Of course there are some crucial differences. Read below to learn more.

Tin Can and the learning journey

Tin Can was developed from within the world of e-learning. It’s aimed at people moving away from a SCORM-powered LMS and designed to tackle the problems of businesses and other organisations, whilst at the same time bringing significant benefits to the individual learner. Tin Can is used to track any learning and achievement down to a very granular level. Using Tin Can, you can paint a picture of the learner’s journey up to an achievement.

Open Badges and learner achievements

Open Badges, on the other hand, has come from Mozilla, the organisation most well known for creating and developing the Firefox web browser. Open Badges aims to provide a way for people to demonstrate achievements outside of formal qualifications from schools, colleges and universities. As you’d expect, Open Badges has a focus on graphical badges that represent the learner’s achievements. This narrower focus on significant ‘achievements’ allows Open Badges to recognise accomplishments and skills really well, but it doesn’t provide the broader picture of overall learning and analytics that you can get with Tin Can. (Learn more about Open Badges in our introductory blog post).

Open Badges and Tin Can were developed independently and were not designed to work together. But I’ve been thinking… could we somehow combine the two specifications so that we use Open Badges to recognise achievement and use Tin Can to tell the story around that achievement and provide analytics? The answer is yes. Yes, we can.

Three ways to incorporate Open Badges into a Tin Can LRS

1. In this first option, the Tin Can LRS acts as an Open Badges Backpack but uses Tin Can, rather than Open Badges APIs. We (as your learning technologies partner) would define a Tin Can profile for Open Badges – a set of vocabulary that will let Tin Can talk about Open badges in a standard way (see my ‘Watch out for flying cars’ blog post for more details on Tin Can vocabulary). Note that only those Tin Can statements that are specifically crafted to award Open Badges will do so; for example, Johnny earned Compliance Training Superstar badge. The system will not generate a badge for every single statement… and this is the way we want it. Badges are only awarded for achievements of significance, otherwise they become meaningless.

This solution has the advantage of piggybacking on the work of Open Badges with the least effort. It brings all the benefits of Open Badges into Tin Can. What it doesn’t do is allow the LRS to communicate with existing Open Badge systems. A website that displays Open Badges via the Open Badges API will not be able to display badges stored in our Tin Can LRS unless the website also implements Tin Can and the Open Badges profile we have defined.

2. In this next option, the LRS also implements the Open Badges Displayer, Verification and Endorsement APIs. This means that websites and apps that display badges can choose between the Tin Can and Open Badges APIs when getting data out of the LRS. Data about badges will still be input and stored into the LRS via Tin Can statements, but the LRS will translate this Tin Can data to meet the Open Badges standard when responding to requests from Open Badges powered tools.
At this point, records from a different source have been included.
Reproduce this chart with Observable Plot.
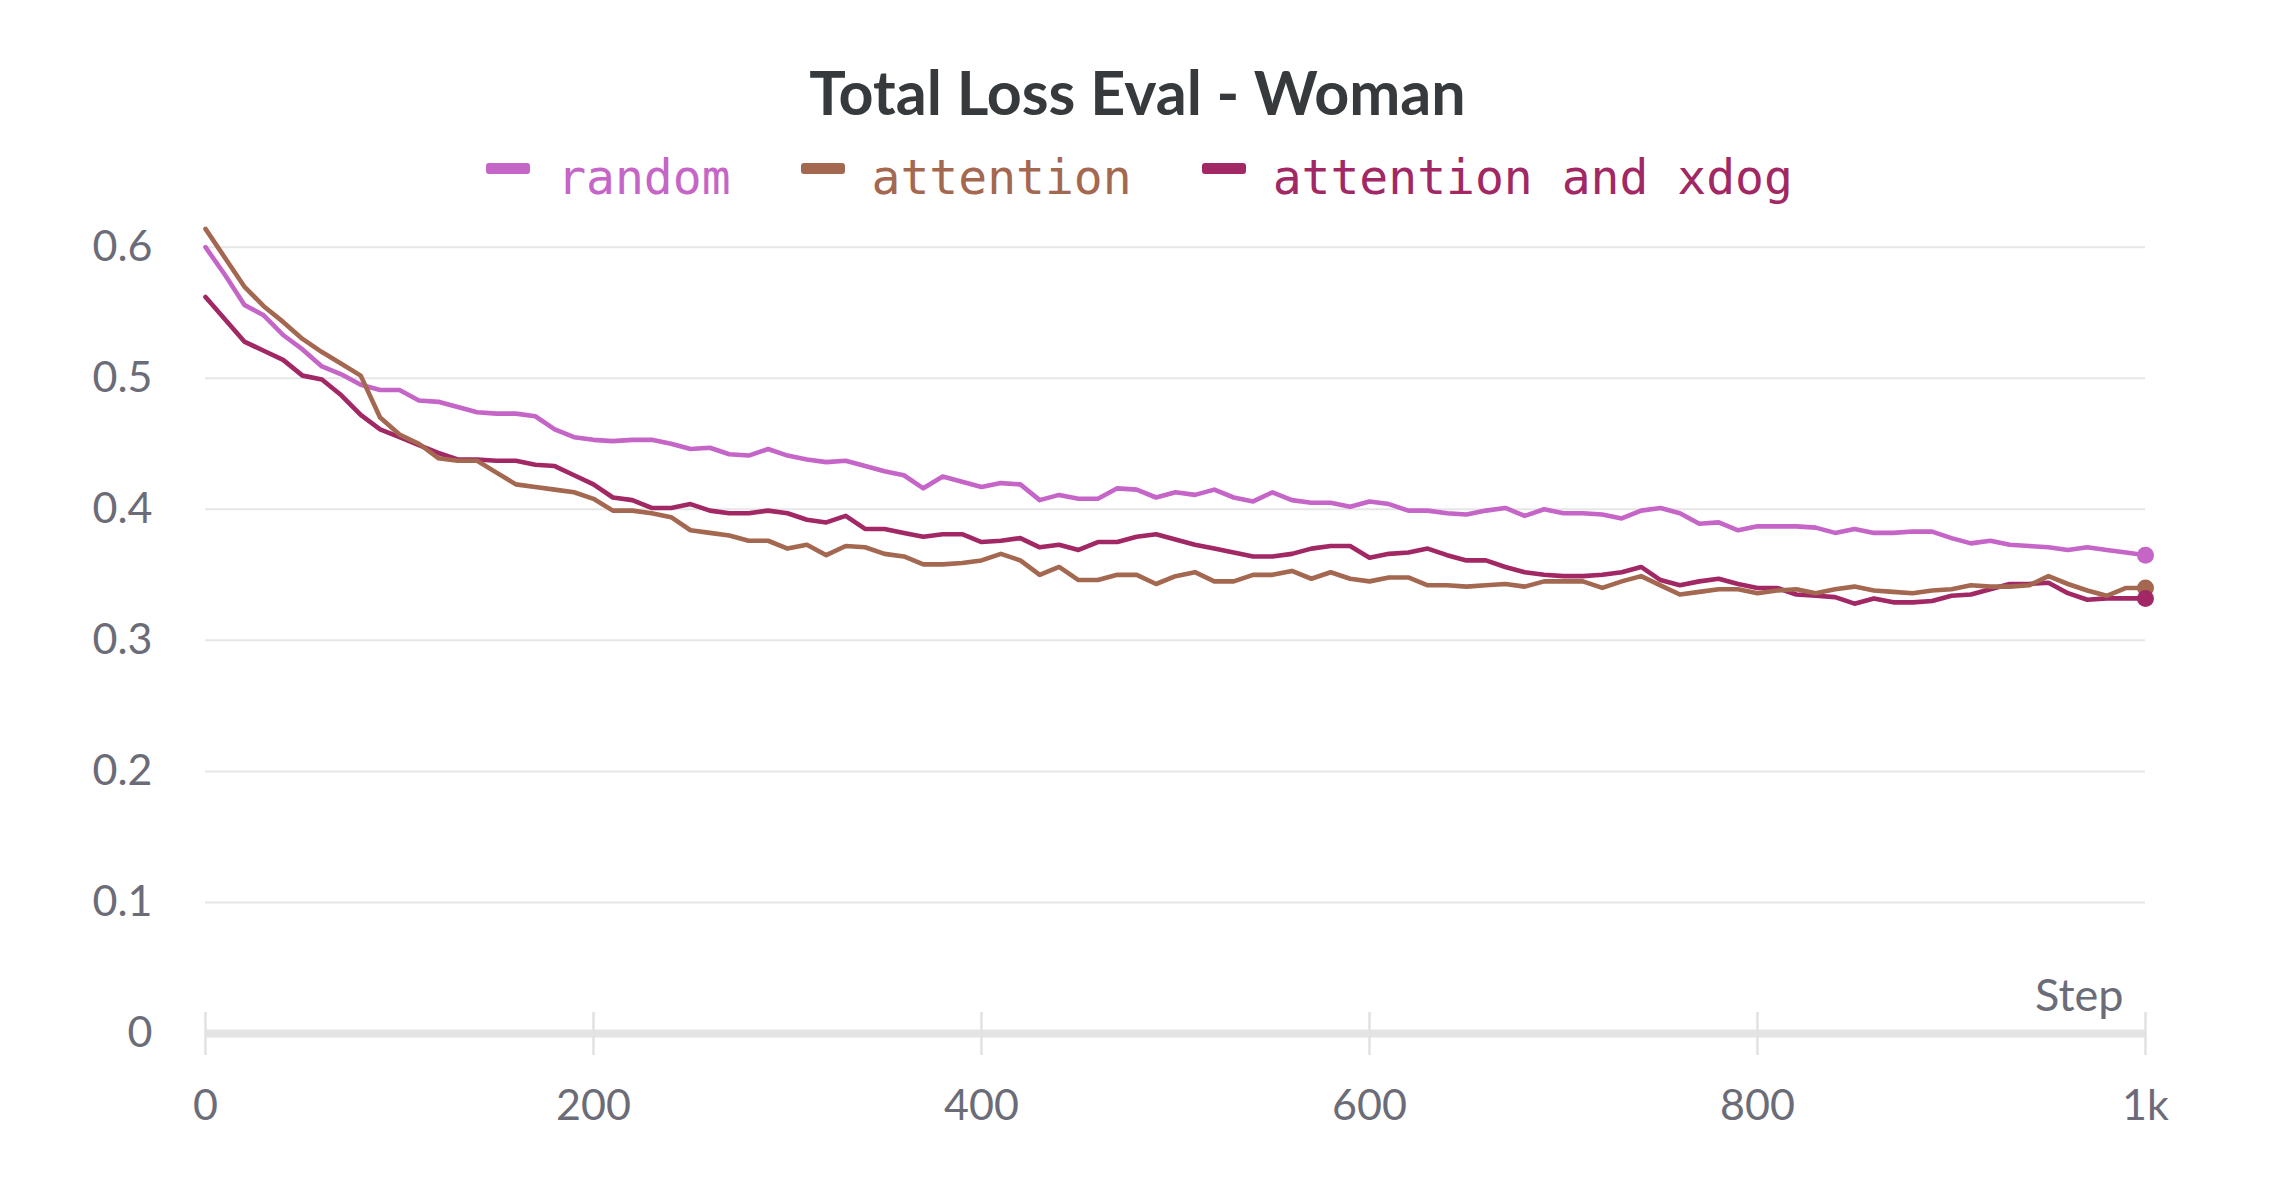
<!DOCTYPE html>
<html><head><meta charset="utf-8">
<script src="https://cdn.jsdelivr.net/npm/d3@7"></script>
<script src="https://cdn.jsdelivr.net/npm/@observablehq/plot@0.6"></script>
<style>
body{margin:0;background:#fff;}
#head{position:relative;width:2275px;height:200px;}
#title{position:absolute;left:0;width:2275px;top:61px;text-align:center;font:700 61px/1 Lato;color:#363a3d;}
#legend{position:absolute;left:2px;width:2275px;top:153px;display:flex;justify-content:center;gap:70px;font:48px/1 "DejaVu Sans Mono";}
.item{display:flex;align-items:center;gap:27px;}
.sw{width:44px;height:11px;border-radius:3px;position:relative;top:-9px;}
</style></head><body>
<div id="head"><div id="title">Total Loss Eval - Woman</div><div id="legend"></div></div>
<div id="chart"></div>
<script>
const title = "Total Loss Eval - Woman";
const seriesNames = ["random", "attention", "attention and xdog"];
const seriesColors = ["#c565c7", "#a46750", "#a12864"];
const steps = d3.range(0, 1001, 10);
const xTicks = [0, 200, 400, 600, 800, 1000];
const xTickLabels = ["0", "200", "400", "600", "800", "1k"];
const yTicks = [0, 0.1, 0.2, 0.3, 0.4, 0.5, 0.6];
const yTickLabels = ["0", "0.1", "0.2", "0.3", "0.4", "0.5", "0.6"];
const xLabel = "Step";

const random = [
0.600,0.579,0.556,0.548,0.533,0.522,0.509,0.503,0.495,0.491,
0.491,0.483,0.482,0.478,0.474,0.473,0.473,0.471,0.461,0.455,
0.453,0.452,0.453,0.453,0.450,0.446,0.447,0.442,0.441,0.446,
0.441,0.438,0.436,0.437,0.433,0.429,0.426,0.416,0.425,0.421,
0.417,0.420,0.419,0.407,0.411,0.408,0.408,0.416,0.415,0.409,
0.413,0.411,0.415,0.409,0.406,0.413,0.407,0.405,0.405,0.402,
0.406,0.404,0.399,0.399,0.397,0.396,0.399,0.401,0.395,0.400,
0.397,0.397,0.396,0.393,0.399,0.401,0.397,0.389,0.390,0.384,
0.387,0.387,0.387,0.386,0.382,0.385,0.382,0.382,0.383,0.383,
0.378,0.374,0.376,0.373,0.372,0.371,0.369,0.371,0.369,0.367,
0.365];
const attention = [
0.614,0.592,0.570,0.555,0.543,0.530,0.520,0.511,0.502,0.470,
0.457,0.450,0.439,0.437,0.437,0.428,0.419,0.417,0.415,0.413,
0.408,0.399,0.399,0.397,0.394,0.384,0.382,0.380,0.376,0.376,
0.370,0.373,0.365,0.372,0.371,0.366,0.364,0.358,0.358,0.359,
0.361,0.366,0.361,0.350,0.356,0.346,0.346,0.350,0.350,0.343,
0.349,0.352,0.345,0.345,0.350,0.350,0.353,0.347,0.352,0.347,
0.345,0.348,0.348,0.342,0.342,0.341,0.342,0.343,0.341,0.345,
0.345,0.345,0.340,0.345,0.349,0.342,0.335,0.337,0.339,0.339,
0.336,0.338,0.339,0.336,0.339,0.341,0.338,0.337,0.336,0.338,
0.339,0.342,0.341,0.341,0.342,0.349,0.343,0.338,0.334,0.340,
0.340];
const xdog = [
0.562,0.545,0.528,0.521,0.514,0.502,0.499,0.487,0.472,0.461,
0.455,0.449,0.443,0.438,0.438,0.437,0.437,0.434,0.433,0.426,
0.419,0.409,0.407,0.401,0.401,0.404,0.399,0.397,0.397,0.399,
0.397,0.392,0.390,0.395,0.385,0.385,0.382,0.379,0.381,0.381,
0.375,0.376,0.378,0.371,0.373,0.369,0.375,0.375,0.379,0.381,
0.377,0.373,0.370,0.367,0.364,0.364,0.366,0.370,0.372,0.372,
0.363,0.366,0.367,0.370,0.365,0.361,0.361,0.356,0.352,0.350,
0.349,0.349,0.350,0.352,0.356,0.346,0.342,0.345,0.347,0.343,
0.340,0.340,0.335,0.334,0.333,0.328,0.332,0.329,0.329,0.330,
0.334,0.335,0.339,0.343,0.343,0.344,0.336,0.331,0.332,0.332,
0.332];

const seriesValues = [random, attention, xdog];
const rows = seriesNames.map((name, k) => seriesValues[k].map((v, i) => ({step: steps[i], value: v, series: name})));
const lastPoints = rows.map(r => r[r.length - 1]);

document.getElementById("title").textContent = title;
const legend = document.getElementById("legend");
seriesNames.forEach((name, k) => {
  const item = document.createElement("div");
  item.className = "item";
  const sw = document.createElement("div");
  sw.className = "sw";
  sw.style.background = seriesColors[k];
  const tx = document.createElement("span");
  tx.textContent = name;
  tx.style.color = seriesColors[k];
  item.append(sw, tx);
  legend.append(item);
});

const chart = Plot.plot({
  width: 2275, height: 995,
  marginLeft: 205, marginRight: 130, marginTop: 46.7, marginBottom: 162,
  x: {domain: [0, 1000]},
  y: {domain: [0, 0.6]},
  color: {domain: seriesNames, range: seriesColors},
  style: {fontFamily: "Lato", fontSize: "43px", color: "#6b6c78", background: "#fff", overflow: "visible"},
  marks: [
    Plot.gridY(yTicks.filter(d => d > 0), {stroke: "#e6e6e6", strokeOpacity: 1, strokeWidth: 2}),
    Plot.ruleY([0], {stroke: "#e4e4e4", strokeWidth: 8}),
    Plot.ruleX(xTicks, {x: d => d, y1: 0, y2: 0, insetTop: -21, insetBottom: -22, stroke: "#e2e2e2", strokeWidth: 2.5}),
    Plot.axisY({ticks: yTicks, tickSize: 0, tickPadding: 53, label: null, tickFormat: d => yTickLabels[yTicks.indexOf(d)], fill: "#6b6c78"}),
    Plot.axisX({ticks: xTicks, tickSize: 0, tickPadding: 56, label: null, tickFormat: d => xTickLabels[xTicks.indexOf(d)], fill: "#6b6c78"}),
    Plot.text([xLabel], {frameAnchor: "bottom-right", text: d => d, dx: -22, dy: -23, textAnchor: "end", lineAnchor: "bottom", fill: "#6b6c78", fontSize: 45}),
    Plot.line(rows[2], {x: "step", y: "value", stroke: "series", strokeWidth: 4.6, strokeLinejoin: "round"}),
    Plot.line(rows[0], {x: "step", y: "value", stroke: "series", strokeWidth: 4.6, strokeLinejoin: "round"}),
    Plot.line(rows[1], {x: "step", y: "value", stroke: "series", strokeWidth: 4.6, strokeLinejoin: "round"}),
    Plot.dot(lastPoints, {x: "step", y: "value", fill: "series", r: 8.5})
  ]
});
document.getElementById("chart").append(chart);
</script>
</body></html>
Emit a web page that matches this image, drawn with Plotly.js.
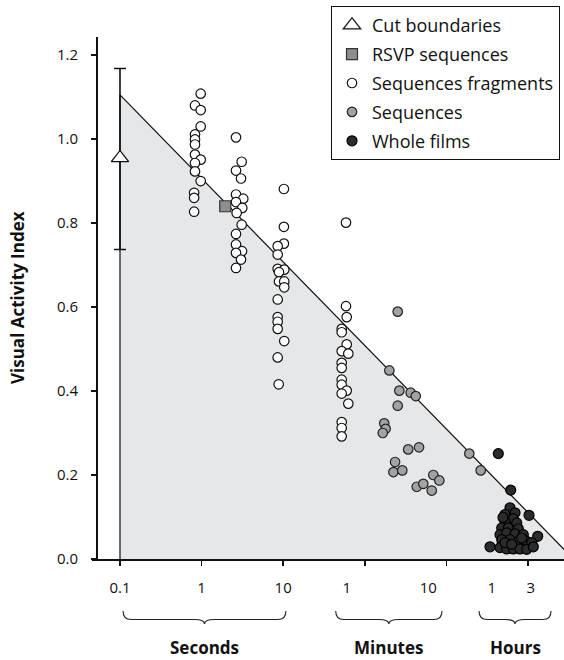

3. In this third option, the LRS also implements the Open Badges Issuer API. This will mean that Open Badges tools will be able to send badge awards into our Tin Can LRS. Data about badges awarded to learners will be stored in our LRS and can be output as Tin Can statements. This approach provides interoperability between Tin Can LRS and Open Badges Issuers. Combining options two and three will allow any Open Badges tool to integrate with Tin Can systems without actually having to adopt Tin Can.

Find out more about Tin Can and Open Badges

This article is based on one I originally posted at tincanapi.co.uk back in April. Since then, myself and others in the Tin Can working group have been discussing these ideas with the Open Badges team at Mozilla. We’re starting to think about ways in which the two standards can slot together more formally in future. Epic will keep you posted as things develop!